[Written task]
Write the data out again exactly, with no pictures.

[Dataset section]

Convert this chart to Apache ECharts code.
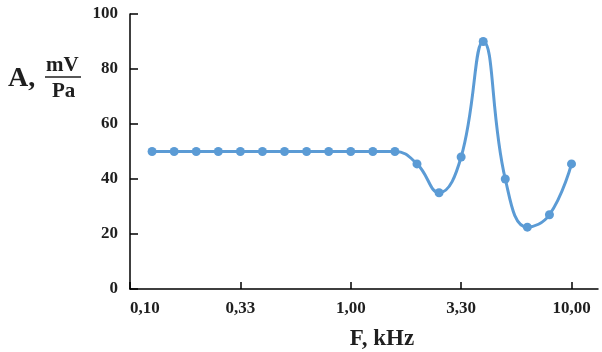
<!DOCTYPE html>
<html>
<head>
<meta charset="utf-8">
<script src="https://cdn.jsdelivr.net/npm/echarts@6/dist/echarts.min.js"></script>
<style>
  html, body { margin: 0; padding: 0; background: #fff; }
  #chart { width: 602px; height: 352px; }
</style>
</head>
<body>
<div id="chart"></div>
<script>
// points are evenly spaced on a log frequency scale, so x is the point index
const pointIndex = [1, 2, 3, 4, 5, 6, 7, 8, 9, 10, 11, 12, 13, 14, 15, 16, 17, 18, 19, 20];
const amplitude = [50, 50, 50, 50, 50, 50, 50, 50, 50, 50, 50, 50, 45.5, 35, 48, 90, 40, 22.5, 27, 45.5];
const tickIndex = [0, 5, 10, 15, 20];
const tickLabels = ['0,10', '0,33', '1,00', '3,30', '10,00'];

const serif = '"Liberation Serif", "Times New Roman", serif';
const ink = '#1f1f1f';

const chart = echarts.init(document.getElementById('chart'), null, { renderer: 'canvas' });

chart.setOption({
  animation: false,
  grid: { left: 130, right: 4, top: 14, bottom: 63, outerBoundsMode: 'none' },
  xAxis: {
    type: 'value',
    min: 0,
    max: 21.2,
    name: 'F, kHz',
    nameLocation: 'middle',
    nameGap: 39,
    nameTextStyle: { fontFamily: serif, fontWeight: 'bold', fontSize: 23, color: ink, padding: [0, 0, 0, 36] },
    axisLine: { lineStyle: { color: '#000', width: 1.5 } },
    axisTick: { inside: true, length: 7, customValues: tickIndex, lineStyle: { color: '#000', width: 1.5 } },
    axisLabel: {
      customValues: tickIndex,
      margin: 11,
      alignMinLabel: 'left',
      fontFamily: serif, fontWeight: 'bold', fontSize: 17, color: ink,
      formatter: v => tickLabels[tickIndex.indexOf(v)] || ''
    },
    splitLine: { show: false }
  },
  yAxis: {
    type: 'value',
    min: 0,
    max: 100,
    interval: 20,
    axisLine: { show: true, lineStyle: { color: '#000', width: 1.5 } },
    axisTick: { show: true, inside: true, length: 8, lineStyle: { color: '#000', width: 1.5 } },
    axisLabel: { margin: 12, fontFamily: serif, fontWeight: 'bold', fontSize: 17, color: ink },
    splitLine: { show: false }
  },
  graphic: [
    { type: 'text', left: 8, top: 65, style: { text: 'A,', font: 'bold 28px ' + serif, fill: ink } },
    { type: 'text', left: 46, top: 55, style: { text: 'mV', font: 'bold 21px ' + serif, fill: ink } },
    { type: 'line', shape: { x1: 45, y1: 77, x2: 81, y2: 77 }, style: { stroke: ink, lineWidth: 1.5 } },
    { type: 'text', left: 52, top: 81, style: { text: 'Pa', font: 'bold 21px ' + serif, fill: ink } }
  ],
  series: [{
    type: 'line',
    data: pointIndex.map((x, i) => [x, amplitude[i]]),
    smooth: 0.45,
    symbol: 'circle',
    symbolSize: 9,
    lineStyle: { color: '#5b9bd5', width: 3 },
    itemStyle: { color: '#5b9bd5' }
  }]
});
</script>
</body>
</html>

[Task answer]
Convert this chart to Apache ECharts code.
<!DOCTYPE html>
<html>
<head>
<meta charset="utf-8">
<script src="https://cdn.jsdelivr.net/npm/echarts@6/dist/echarts.min.js"></script>
<style>
  html, body { margin: 0; padding: 0; background: #fff; }
  #chart { width: 602px; height: 352px; }
</style>
</head>
<body>
<div id="chart"></div>
<script>
// points are evenly spaced on a log frequency scale, so x is the point index
const pointIndex = [1, 2, 3, 4, 5, 6, 7, 8, 9, 10, 11, 12, 13, 14, 15, 16, 17, 18, 19, 20];
const amplitude = [50, 50, 50, 50, 50, 50, 50, 50, 50, 50, 50, 50, 45.5, 35, 48, 90, 40, 22.5, 27, 45.5];
const tickIndex = [0, 5, 10, 15, 20];
const tickLabels = ['0,10', '0,33', '1,00', '3,30', '10,00'];

const serif = '"Liberation Serif", "Times New Roman", serif';
const ink = '#1f1f1f';

const chart = echarts.init(document.getElementById('chart'), null, { renderer: 'canvas' });

chart.setOption({
  animation: false,
  grid: { left: 130, right: 4, top: 14, bottom: 63, outerBoundsMode: 'none' },
  xAxis: {
    type: 'value',
    min: 0,
    max: 21.2,
    name: 'F, kHz',
    nameLocation: 'middle',
    nameGap: 39,
    nameTextStyle: { fontFamily: serif, fontWeight: 'bold', fontSize: 23, color: ink, padding: [0, 0, 0, 36] },
    axisLine: { lineStyle: { color: '#000', width: 1.5 } },
    axisTick: { inside: true, length: 7, customValues: tickIndex, lineStyle: { color: '#000', width: 1.5 } },
    axisLabel: {
      customValues: tickIndex,
      margin: 11,
      alignMinLabel: 'left',
      fontFamily: serif, fontWeight: 'bold', fontSize: 17, color: ink,
      formatter: v => tickLabels[tickIndex.indexOf(v)] || ''
    },
    splitLine: { show: false }
  },
  yAxis: {
    type: 'value',
    min: 0,
    max: 100,
    interval: 20,
    axisLine: { show: true, lineStyle: { color: '#000', width: 1.5 } },
    axisTick: { show: true, inside: true, length: 8, lineStyle: { color: '#000', width: 1.5 } },
    axisLabel: { margin: 12, fontFamily: serif, fontWeight: 'bold', fontSize: 17, color: ink },
    splitLine: { show: false }
  },
  graphic: [
    { type: 'text', left: 8, top: 65, style: { text: 'A,', font: 'bold 28px ' + serif, fill: ink } },
    { type: 'text', left: 46, top: 55, style: { text: 'mV', font: 'bold 21px ' + serif, fill: ink } },
    { type: 'line', shape: { x1: 45, y1: 77, x2: 81, y2: 77 }, style: { stroke: ink, lineWidth: 1.5 } },
    { type: 'text', left: 52, top: 81, style: { text: 'Pa', font: 'bold 21px ' + serif, fill: ink } }
  ],
  series: [{
    type: 'line',
    data: pointIndex.map((x, i) => [x, amplitude[i]]),
    smooth: 0.45,
    symbol: 'circle',
    symbolSize: 9,
    lineStyle: { color: '#5b9bd5', width: 3 },
    itemStyle: { color: '#5b9bd5' }
  }]
});
</script>
</body>
</html>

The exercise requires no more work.